■ Data lines:

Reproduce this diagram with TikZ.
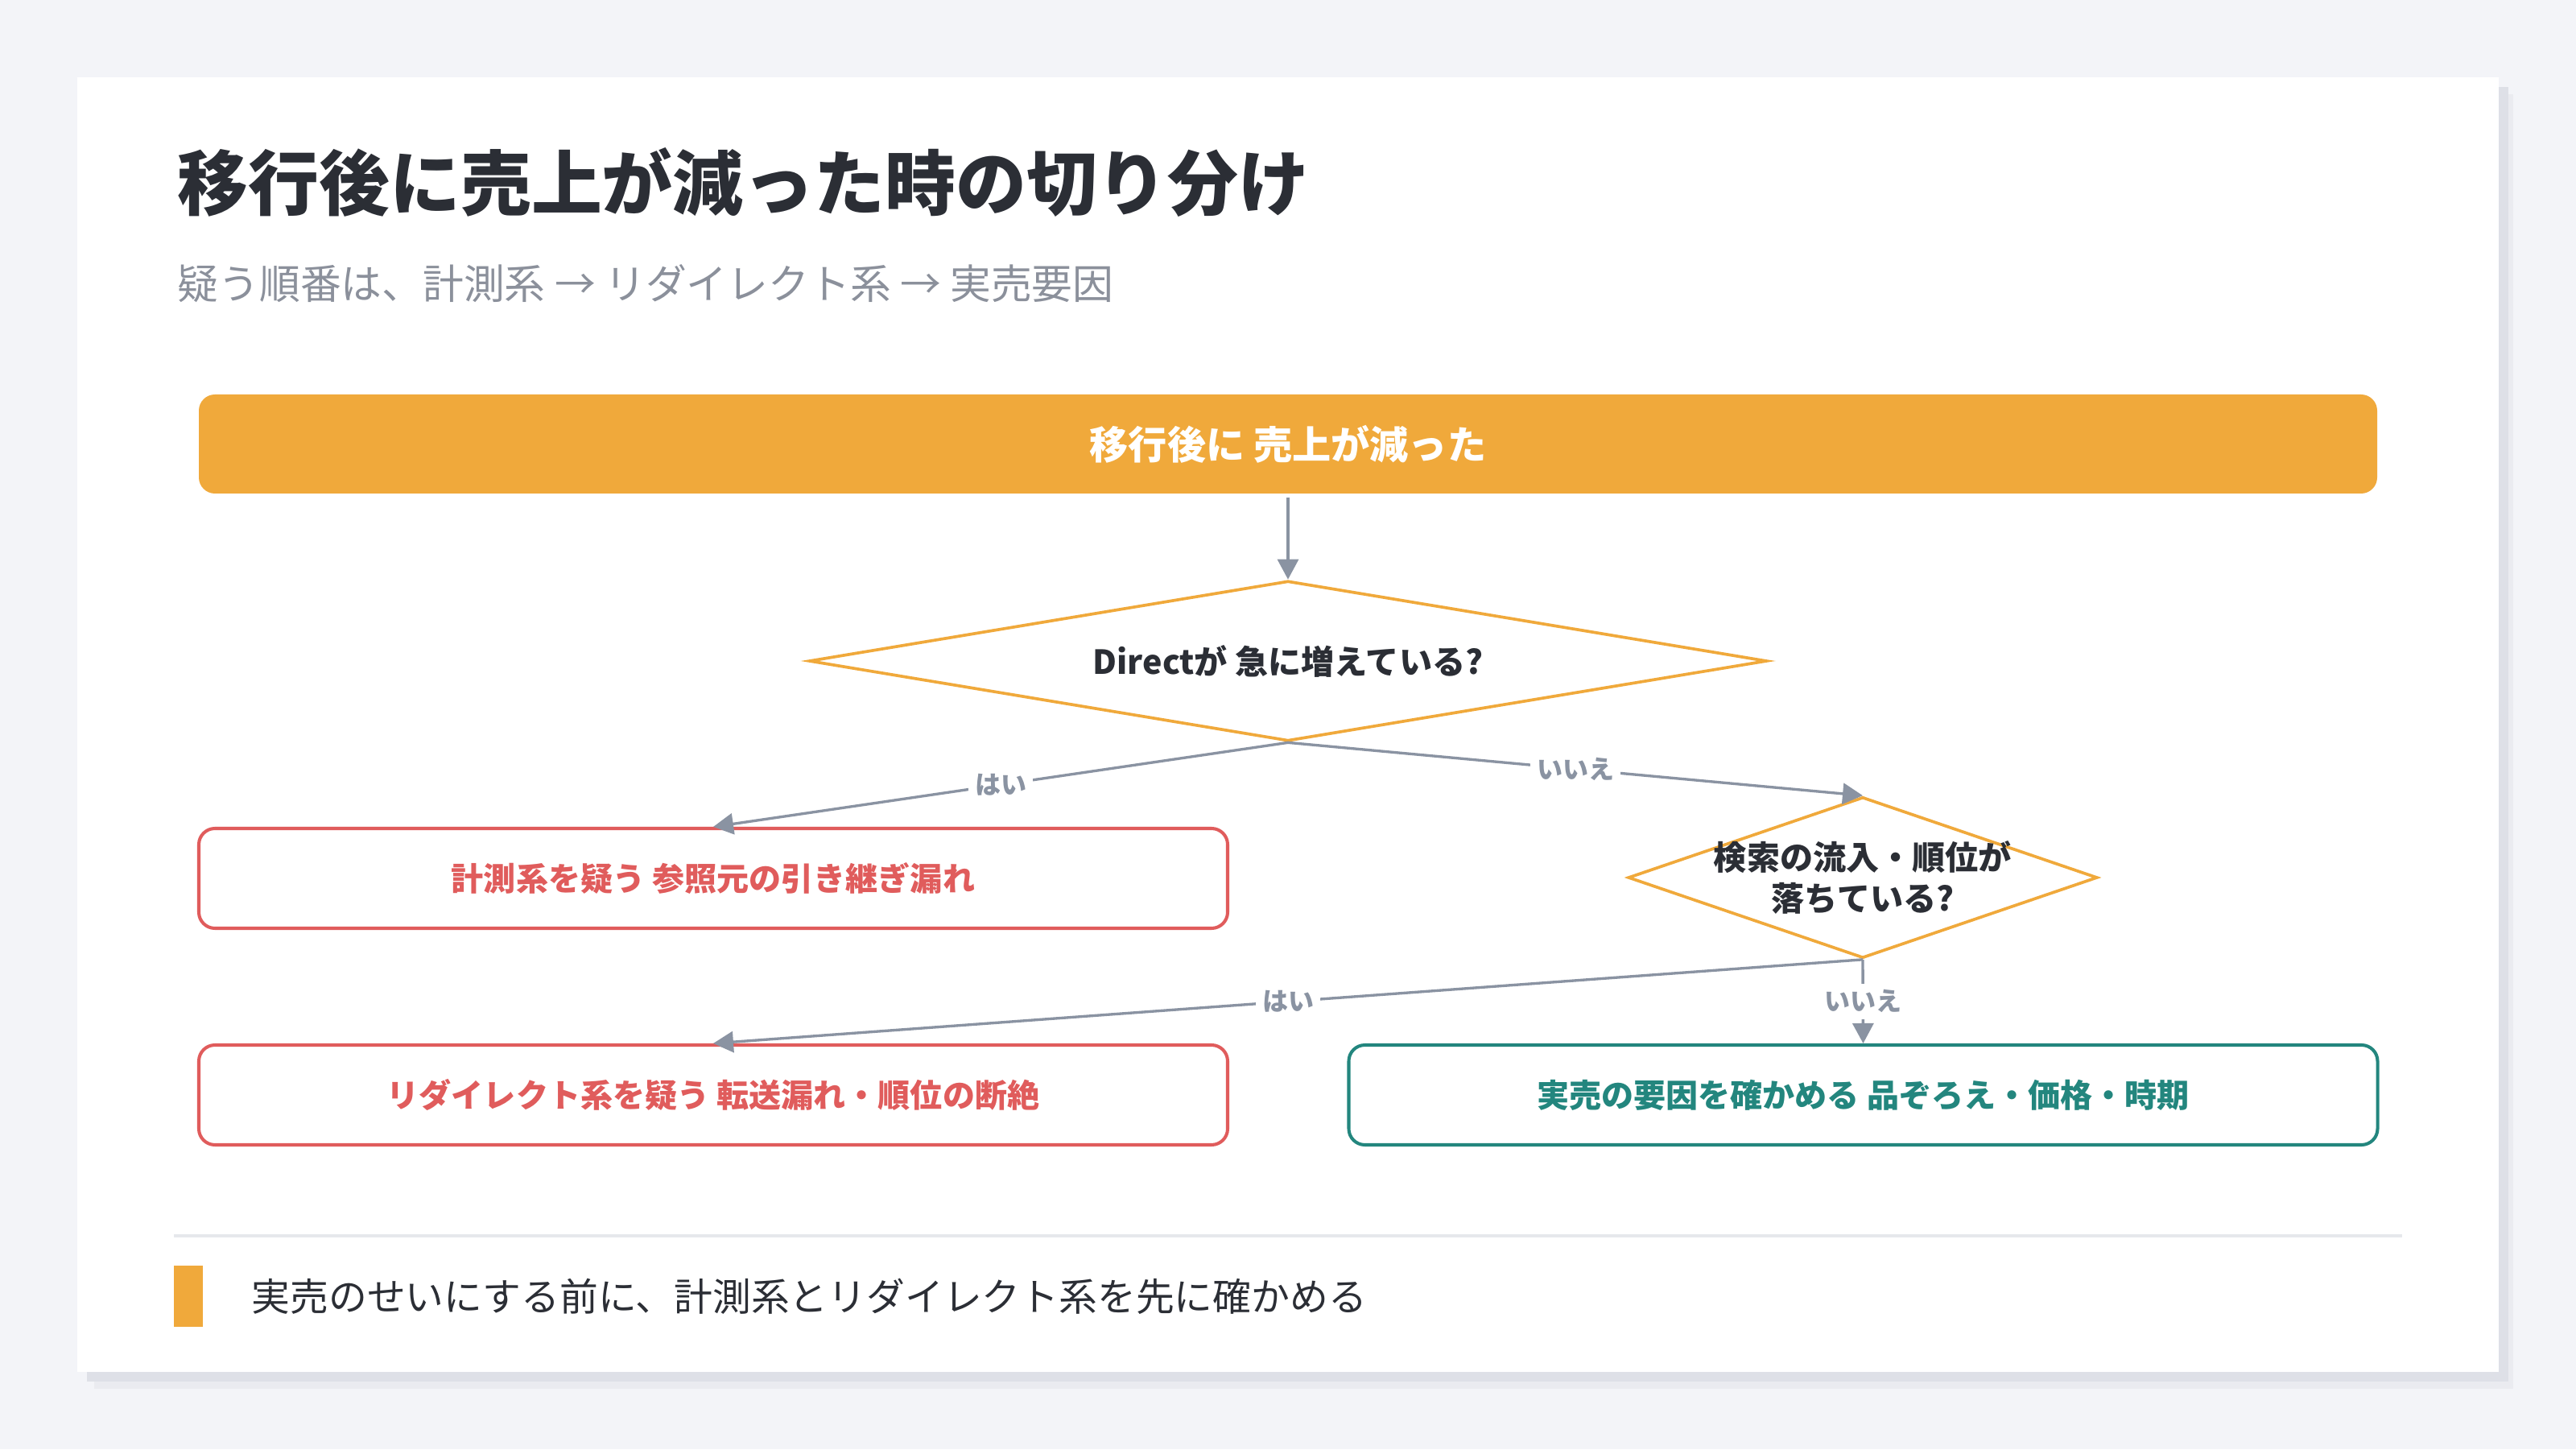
\documentclass[tikz,border=0pt]{standalone}
\usepackage{fontspec}
\setmainfont{Noto Sans CJK JP}
\usetikzlibrary{arrows.meta,shapes.geometric}
\definecolor{bg_grey}{RGB}{243, 244, 248}
\definecolor{shadow_dark}{RGB}{222, 224, 231}
\definecolor{shadow_light}{RGB}{234, 235, 240}
\definecolor{ink}{RGB}{43, 46, 53}
\definecolor{sub_grey}{RGB}{139, 144, 155}
\definecolor{line_grey}{RGB}{138, 147, 162}
\definecolor{sep_grey}{RGB}{230, 232, 236}
\definecolor{warn_orange}{RGB}{240, 169, 59}
\definecolor{alert_red}{RGB}{224, 92, 92}
\definecolor{ok_teal}{RGB}{35, 134, 126}
\tikzstyle{ob}=[rectangle,rounded corners=0.2cm,fill=warn_orange,draw=none,
  minimum width=27.06cm,minimum height=1.23cm,text=white,
  font=\bfseries\fontsize{13.7}{16}\selectfont]
\tikzstyle{dm}=[diamond,draw=warn_orange,line width=1.05pt,fill=white,inner sep=0pt]
\tikzstyle{dmtext}=[text=ink,align=center,font=\bfseries\fontsize{11.7}{14.5}\selectfont]
\tikzstyle{rb}=[rectangle,rounded corners=0.2cm,draw=alert_red,line width=1.15pt,
  minimum width=12.78cm,minimum height=1.24cm,text=alert_red,
  font=\bfseries\fontsize{11.4}{14}\selectfont]
\tikzstyle{tb}=[rb,draw=ok_teal,text=ok_teal]
\tikzstyle{yn}=[fill=white,text=line_grey,inner sep=0.08cm,
  font=\bfseries\fontsize{9.1}{11}\selectfont]
\tikzstyle{ar}=[draw=line_grey,line width=0.95pt,-{Triangle[length=0.25cm,width=0.26cm]}]
\tikzstyle{none}=[inner sep=0pt,anchor=west]

\begin{document}
\begin{tikzpicture}
    \useasboundingbox (0, 0) rectangle (32, 18);
    \fill [bg_grey] (0, 0) rectangle (32, 18);
    \fill [shadow_light] (1.17, 0.75) rectangle (31.22, 16.83);
    \fill [shadow_dark] (1.08, 0.84) rectangle (31.16, 16.92);
    \fill [white] (0.96, 0.96) rectangle (31.04, 17.04);

    \node [style=none, text=ink, font=\bfseries\fontsize{25}{30}\selectfont] (t0) at (2.2, 15.73) {移行後に売上が減った時の切り分け};
    \node [style=none, text=sub_grey, font=\fontsize{14.45}{17}\selectfont] (t1) at (2.2, 14.48) {疑う順番は、計測系 → リダイレクト系 → 実売要因};

    \node [style=ob] (0) at (16, 12.485) {移行後に 売上が減った};
    \node [style=dm, minimum width=11.9cm, minimum height=1.99cm, aspect=6,
      label={[dmtext]center:Directが 急に増えている?}] (1) at (16, 9.79) {};
    \node [style=dm, minimum width=5.83cm, minimum height=2cm, aspect=2.9,
      label={[dmtext]center:検索の流入・順位が\\落ちている?}] (2) at (23.14, 7.1) {};
    \node [style=rb] (3) at (8.86, 7.09) {計測系を疑う 参照元の引き継ぎ漏れ};
    \node [style=rb] (4) at (8.86, 4.4) {リダイレクト系を疑う 転送漏れ・順位の断絶};
    \node [style=tb] (5) at (23.145, 4.4) {実売の要因を確かめる 品ぞろえ・価格・時期};

    \draw [style=ar, shorten <=0.04cm] (0) to (1.north);
    \draw [style=ar] (1.south) to node [style=yn] {はい} (3.north);
    \draw [style=ar] (1.south) to node [style=yn] {いいえ} (2.north);
    \draw [style=ar] (2.south) to node [style=yn] {はい} (4.north);
    \draw [style=ar] (2.south) to node [style=yn] {いいえ} (5.north);

    \draw [sep_grey, line width=1.1pt] (2.16, 2.65) to (29.84, 2.65);
    \fill [warn_orange] (2.16, 1.52) rectangle (2.52, 2.28);
    \node [style=none, text=ink, font=\fontsize{13.6}{16}\selectfont] (t2) at (3.12, 1.9) {実売のせいにする前に、計測系とリダイレクト系を先に確かめる};
\end{tikzpicture}
\end{document}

■ Written task: Extract the full listing exactly, with the pictures left out.

■ Output of the exercise:
Reproduce this diagram with TikZ.
\documentclass[tikz,border=0pt]{standalone}
\usepackage{fontspec}
\setmainfont{Noto Sans CJK JP}
\usetikzlibrary{arrows.meta,shapes.geometric}
\definecolor{bg_grey}{RGB}{243, 244, 248}
\definecolor{shadow_dark}{RGB}{222, 224, 231}
\definecolor{shadow_light}{RGB}{234, 235, 240}
\definecolor{ink}{RGB}{43, 46, 53}
\definecolor{sub_grey}{RGB}{139, 144, 155}
\definecolor{line_grey}{RGB}{138, 147, 162}
\definecolor{sep_grey}{RGB}{230, 232, 236}
\definecolor{warn_orange}{RGB}{240, 169, 59}
\definecolor{alert_red}{RGB}{224, 92, 92}
\definecolor{ok_teal}{RGB}{35, 134, 126}
\tikzstyle{ob}=[rectangle,rounded corners=0.2cm,fill=warn_orange,draw=none,
  minimum width=27.06cm,minimum height=1.23cm,text=white,
  font=\bfseries\fontsize{13.7}{16}\selectfont]
\tikzstyle{dm}=[diamond,draw=warn_orange,line width=1.05pt,fill=white,inner sep=0pt]
\tikzstyle{dmtext}=[text=ink,align=center,font=\bfseries\fontsize{11.7}{14.5}\selectfont]
\tikzstyle{rb}=[rectangle,rounded corners=0.2cm,draw=alert_red,line width=1.15pt,
  minimum width=12.78cm,minimum height=1.24cm,text=alert_red,
  font=\bfseries\fontsize{11.4}{14}\selectfont]
\tikzstyle{tb}=[rb,draw=ok_teal,text=ok_teal]
\tikzstyle{yn}=[fill=white,text=line_grey,inner sep=0.08cm,
  font=\bfseries\fontsize{9.1}{11}\selectfont]
\tikzstyle{ar}=[draw=line_grey,line width=0.95pt,-{Triangle[length=0.25cm,width=0.26cm]}]
\tikzstyle{none}=[inner sep=0pt,anchor=west]

\begin{document}
\begin{tikzpicture}
    \useasboundingbox (0, 0) rectangle (32, 18);
    \fill [bg_grey] (0, 0) rectangle (32, 18);
    \fill [shadow_light] (1.17, 0.75) rectangle (31.22, 16.83);
    \fill [shadow_dark] (1.08, 0.84) rectangle (31.16, 16.92);
    \fill [white] (0.96, 0.96) rectangle (31.04, 17.04);

    \node [style=none, text=ink, font=\bfseries\fontsize{25}{30}\selectfont] (t0) at (2.2, 15.73) {移行後に売上が減った時の切り分け};
    \node [style=none, text=sub_grey, font=\fontsize{14.45}{17}\selectfont] (t1) at (2.2, 14.48) {疑う順番は、計測系 → リダイレクト系 → 実売要因};

    \node [style=ob] (0) at (16, 12.485) {移行後に 売上が減った};
    \node [style=dm, minimum width=11.9cm, minimum height=1.99cm, aspect=6,
      label={[dmtext]center:Directが 急に増えている?}] (1) at (16, 9.79) {};
    \node [style=dm, minimum width=5.83cm, minimum height=2cm, aspect=2.9,
      label={[dmtext]center:検索の流入・順位が\\落ちている?}] (2) at (23.14, 7.1) {};
    \node [style=rb] (3) at (8.86, 7.09) {計測系を疑う 参照元の引き継ぎ漏れ};
    \node [style=rb] (4) at (8.86, 4.4) {リダイレクト系を疑う 転送漏れ・順位の断絶};
    \node [style=tb] (5) at (23.145, 4.4) {実売の要因を確かめる 品ぞろえ・価格・時期};

    \draw [style=ar, shorten <=0.04cm] (0) to (1.north);
    \draw [style=ar] (1.south) to node [style=yn] {はい} (3.north);
    \draw [style=ar] (1.south) to node [style=yn] {いいえ} (2.north);
    \draw [style=ar] (2.south) to node [style=yn] {はい} (4.north);
    \draw [style=ar] (2.south) to node [style=yn] {いいえ} (5.north);

    \draw [sep_grey, line width=1.1pt] (2.16, 2.65) to (29.84, 2.65);
    \fill [warn_orange] (2.16, 1.52) rectangle (2.52, 2.28);
    \node [style=none, text=ink, font=\fontsize{13.6}{16}\selectfont] (t2) at (3.12, 1.9) {実売のせいにする前に、計測系とリダイレクト系を先に確かめる};
\end{tikzpicture}
\end{document}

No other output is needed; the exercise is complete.